Antes que las riquísimas enseñanzas del Evangelio acerca de la misericordia, destaca el testimonio y la actividad del propio Jesús
Cuando nos asomamos a las páginas del Evangelio contemplamos el modo de ser y de actuar del propio Redentor del hombre. Seguir de cerca a Jesús significa aprender de Él y realizar, dentro de nuestras limitaciones, lo que Él mismo lleva a cabo. “Con la mirada fija en Jesús y en su rostro misericordioso podemos percibir el amor de la Santísima Trinidad. La misión que Jesús ha recibido del Padre ha sido la de revelar el misterio del amor divino en plenitud. «Dios es amor» (1 Jn 4, 8.16), afirma por la primera y única vez en toda la Sagrada Escritura el evangelista Juan. Con la mirada fija en Jesús y en su rostro misericordioso podemos percibir el amor de la Santísima Trinidad” (Papa Francisco, Bula Misericordiae vultus, n. 8).
El relato evangélico está lleno de encuentros personales, en que se manifiesta la inmensa bondad de su corazón. Cada una de esas escenas nos interpela y nos conmueve. No es un afecto genérico o en serie. “Sus relaciones con las personas que se le acercan dejan ver algo único e irrepetible. Los signos que realiza, sobre todo hacia los pecadores, hacia las personas pobres, excluidas, enfermas y sufrientes llevan consigo el distintivo de la misericordia. En él todo habla de misericordia. Nada en Él es falto de compasión” (idem).
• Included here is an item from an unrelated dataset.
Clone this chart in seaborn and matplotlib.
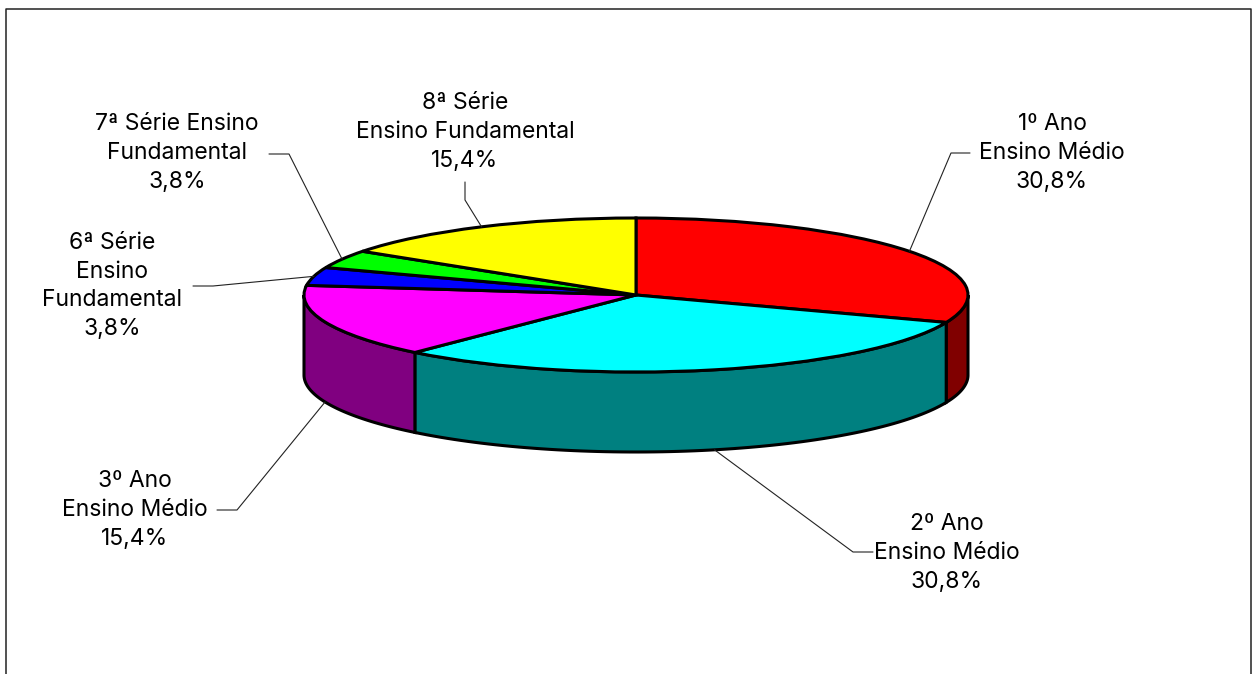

El amor misericordioso se dirige a todos, pero también a cada uno. “Jesús, ante la multitud de personas que lo seguían, viendo que estaban cansadas y extenuadas, perdidas y sin guía, sintió desde lo profundo del corazón una intensa compasión por ellas (cfr Mt 9, 36). A causa de este amor compasivo curó los enfermos que le presentaban (cfr Mt 14, 14) y con pocos panes y peces calmó el hambre de grandes muchedumbres (cfr Mt 15, 37)” (idem).
El destinatario del amor compasivo de Jesús es siempre la persona concreta. “Lo que movía a Jesús en todas las circunstancias no era sino la misericordia, con la cual leía el corazón de los interlocutores y respondía a sus necesidades más reales. Cuando encontró a la viuda de Naim, que llevaba su único hijo al sepulcro, sintió gran compasión por el inmenso dolor de la madre en lágrimas, y le devolvió a su hijo resucitándolo de la muerte (cfr Lc 7, 15)” (idem). El milagro no aparece como fruto de un razonamiento abstracto, como el imperativo de un deber ser, sino como manifestación de un afecto misericordioso.
Así también Jesús se compadeció de un pobre poseso, al que curó de su mal. “Después de haber liberado el endemoniado de Gerasa, le confía esta misión: «Anuncia todo lo que el Señor te ha hecho y la misericordia que ha obrado contigo» (Mc 5, 19)” (idem).
El afecto de Jesús se dirige a curar al hombre del mayor de los males, que es el pecado. “También la vocación de Mateo se coloca en el horizonte de la misericordia. Pasando delante del banco de los impuestos, los ojos de Jesús se posan sobre los de Mateo. Era una mirada cargada de misericordia que perdonaba los pecados de aquel hombre y, venciendo la resistencia de los otros discípulos, lo escoge a él, el pecador y publicano, para que sea uno de los Doce” (idem).